Information provided >>

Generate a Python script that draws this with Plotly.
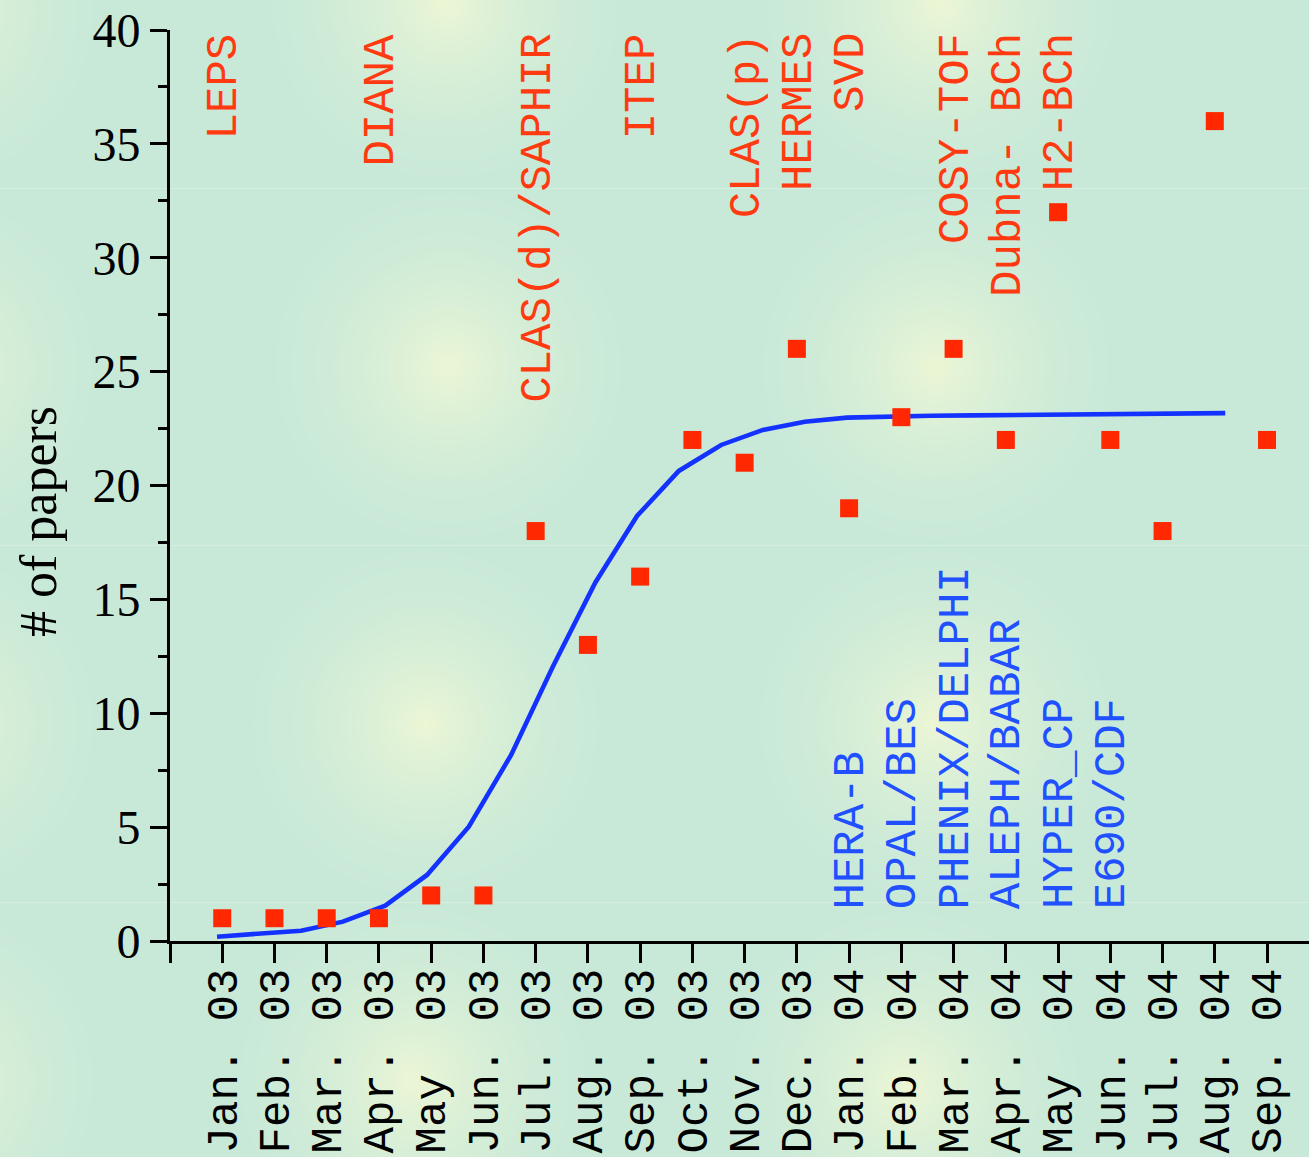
import base64, struct, zlib
import numpy as np
import plotly.graph_objects as go

# ---------------- data ----------------
months = ["Jan.", "Feb.", "Mar.", "Apr.", "May ", "Jun.", "Jul.", "Aug.", "Sep.", "Oct.", "Nov.", "Dec.",
          "Jan.", "Feb.", "Mar.", "Apr.", "May ", "Jun.", "Jul.", "Aug.", "Sep."]
years = ["03"] * 12 + ["04"] * 9
papers = [1, 1, 1, 1, 2, 2, 18, 13, 16, 22, 21, 26, 19, 23, 26, 22, 32, 22, 18, 36, 22]

fit_x = [0.90, 1.70, 2.51, 3.31, 4.12, 4.92, 5.72, 6.53, 7.33, 8.14, 8.94, 9.74, 10.55,
         11.35, 12.15, 12.96, 13.76, 14.57, 15.37, 16.17, 16.98, 17.78, 18.59, 19.39, 20.20]
fit_y = [0.19, 0.31, 0.45, 0.85, 1.55, 2.90, 5.02, 8.17, 12.05, 15.73, 18.66, 20.64, 21.78,
         22.44, 22.80, 22.98, 23.03, 23.06, 23.08, 23.10, 23.12, 23.13, 23.15, 23.16, 23.18]

red_labels = ["LEPS", "DIANA", "CLAS(d)/SAPHIR", "ITEP", "CLAS(p)", "HERMES", "SVD",
              "COSY-TOF", "Dubna- BCh", "H2-BCh"]
red_pos = [1, 4, 7, 9, 11, 12, 13, 15, 16, 17]
blue_labels = ["HERA-B", "OPAL/BES", "PHENIX/DELPHI", "ALEPH/BABAR", "HYPER_CP", "E690/CDF"]
blue_pos = [13, 14, 15, 16, 17, 18]

y_ticks = [0, 5, 10, 15, 20, 25, 30, 35, 40]

# ---------------- background ----------------
W, H = 1309, 1157
ML, MR, MT, MB = 170, 0, 30, 216
PW, PH = W - ML - MR, H - MT - MB

yy, xx = np.mgrid[0:H, 0:W].astype(float)
base = np.array([201, 233, 216], float)
yel = np.array([236, 246, 213], float)
centers = [(-80, 10), (445, 5), (940, 5),
           (-80, 366), (448, 366), (935, 366),
           (-80, 723), (425, 723), (933, 723),
           (-80, 1080), (413, 1080), (905, 1085)]
R = 190.0
t = np.zeros((H, W))
for cx, cy in centers:
    r = np.hypot(xx - cx, yy - cy)
    t = np.maximum(t, np.clip(1 - r / R, 0, 1))
t = t ** 1.8
img = base[None, None, :] + (yel - base)[None, None, :] * t[..., None]
for sy in (188, 545, 902):
    img[sy, :, :] = img[sy, :, :] * 0.6 + np.array([232, 246, 236]) * 0.4
img = np.clip(np.round(img), 0, 255).astype(np.int16)

filt = img.copy()
filt[1:] = (img[1:] - img[:-1]) % 256
filt = filt.astype(np.uint8).reshape(H, W * 3)
raw = b"".join(b"\x02" + filt[i].tobytes() for i in range(H))


def chunk(tag, data):
    c = tag + data
    return struct.pack(">I", len(data)) + c + struct.pack(">I", zlib.crc32(c) & 0xffffffff)


png = b"\x89PNG\r\n\x1a\n" + chunk(b"IHDR", struct.pack(">IIBBBBB", W, H, 8, 2, 0, 0, 0)) \
      + chunk(b"IDAT", zlib.compress(raw, 9)) + chunk(b"IEND", b"")
bg_src = "data:image/png;base64," + base64.b64encode(png).decode()

# ---------------- figure ----------------
xcat = list(range(1, len(months) + 1))
tickvals = [0] + xcat
ticktext = [""] + [f"{m} {y}" for m, y in zip(months, years)]

fig = go.Figure()
fig.add_trace(go.Scatter(x=fit_x, y=fit_y, mode="lines",
                         line=dict(color="#1432FF", width=4.6), hoverinfo="skip"))
fig.add_trace(go.Scatter(x=xcat, y=papers, mode="markers",
                         marker=dict(symbol="square", size=18, color="#FF2800",
                                     line=dict(width=0)), cliponaxis=False))

mono = "Liberation Mono, Courier New, monospace"
serif = "Liberation Serif, Times New Roman, serif"
FS = 44

annotations = []
for lab, p in zip(red_labels, red_pos):
    annotations.append(dict(x=p, y=39.95, xref="x", yref="y", text=lab, showarrow=False,
                            textangle=-90, xanchor="center", yanchor="top", xshift=2,
                            font=dict(family=mono, size=FS, color="#FF3A10")))
for lab, p in zip(blue_labels, blue_pos):
    annotations.append(dict(x=p, y=1.3, xref="x", yref="y", text=lab, showarrow=False,
                            textangle=-90, xanchor="center", yanchor="bottom", xshift=2,
                            font=dict(family=mono, size=FS, color="#2050FF")))
annotations.append(dict(x=-132 / PW, y=(PH - (522 - MT)) / PH, xref="paper", yref="paper",
                        text="# of papers", showarrow=False, textangle=-90,
                        xanchor="center", yanchor="middle",
                        font=dict(family=serif, size=52, color="black")))

fig.update_layout(
    width=W, height=H,
    margin=dict(l=ML, r=MR, t=MT, b=MB, pad=0),
    paper_bgcolor="rgb(201,233,216)",
    plot_bgcolor="rgba(0,0,0,0)",
    showlegend=False,
    annotations=annotations,
    images=[dict(source=bg_src, xref="paper", yref="paper",
                 x=-ML / PW, y=1 + MT / PH, sizex=W / PW, sizey=H / PH,
                 xanchor="left", yanchor="top", sizing="stretch", layer="below")],
    xaxis=dict(range=[0, PW / 52.24], tickmode="array", tickvals=tickvals, ticktext=ticktext,
               tickangle=-90, showgrid=False, zeroline=False,
               showline=True, linecolor="black", linewidth=3,
               ticks="outside", ticklen=19, tickwidth=3, tickcolor="black",
               ticklabelstandoff=-12,
               tickfont=dict(family=mono, size=FS, color="black")),
    yaxis=dict(range=[0, 40], tickmode="array", tickvals=y_ticks,
               showgrid=False, zeroline=False,
               showline=True, linecolor="black", linewidth=3,
               ticks="outside", ticklen=17, tickwidth=3, tickcolor="black",
               minor=dict(dtick=2.5, tick0=0, ticks="outside", ticklen=9, tickwidth=3,
                          tickcolor="black", showgrid=False),
               tickfont=dict(family=serif, size=48, color="black")),
)

fig.write_html("out.html", config={"displayModeBar": False},
               post_script="document.body.style.margin='0';document.body.style.overflow='hidden';")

Required work >>
Write out nothing but the lines from the start of the data through the line with "blue_pos = [13, 14, 15, 16, 17, 18]". Leave out the pictures.

Solution for this exercise >>
Generate a Python script that draws this with Plotly.
import base64, struct, zlib
import numpy as np
import plotly.graph_objects as go

# ---------------- data ----------------
months = ["Jan.", "Feb.", "Mar.", "Apr.", "May ", "Jun.", "Jul.", "Aug.", "Sep.", "Oct.", "Nov.", "Dec.",
          "Jan.", "Feb.", "Mar.", "Apr.", "May ", "Jun.", "Jul.", "Aug.", "Sep."]
years = ["03"] * 12 + ["04"] * 9
papers = [1, 1, 1, 1, 2, 2, 18, 13, 16, 22, 21, 26, 19, 23, 26, 22, 32, 22, 18, 36, 22]

fit_x = [0.90, 1.70, 2.51, 3.31, 4.12, 4.92, 5.72, 6.53, 7.33, 8.14, 8.94, 9.74, 10.55,
         11.35, 12.15, 12.96, 13.76, 14.57, 15.37, 16.17, 16.98, 17.78, 18.59, 19.39, 20.20]
fit_y = [0.19, 0.31, 0.45, 0.85, 1.55, 2.90, 5.02, 8.17, 12.05, 15.73, 18.66, 20.64, 21.78,
         22.44, 22.80, 22.98, 23.03, 23.06, 23.08, 23.10, 23.12, 23.13, 23.15, 23.16, 23.18]

red_labels = ["LEPS", "DIANA", "CLAS(d)/SAPHIR", "ITEP", "CLAS(p)", "HERMES", "SVD",
              "COSY-TOF", "Dubna- BCh", "H2-BCh"]
red_pos = [1, 4, 7, 9, 11, 12, 13, 15, 16, 17]
blue_labels = ["HERA-B", "OPAL/BES", "PHENIX/DELPHI", "ALEPH/BABAR", "HYPER_CP", "E690/CDF"]
blue_pos = [13, 14, 15, 16, 17, 18]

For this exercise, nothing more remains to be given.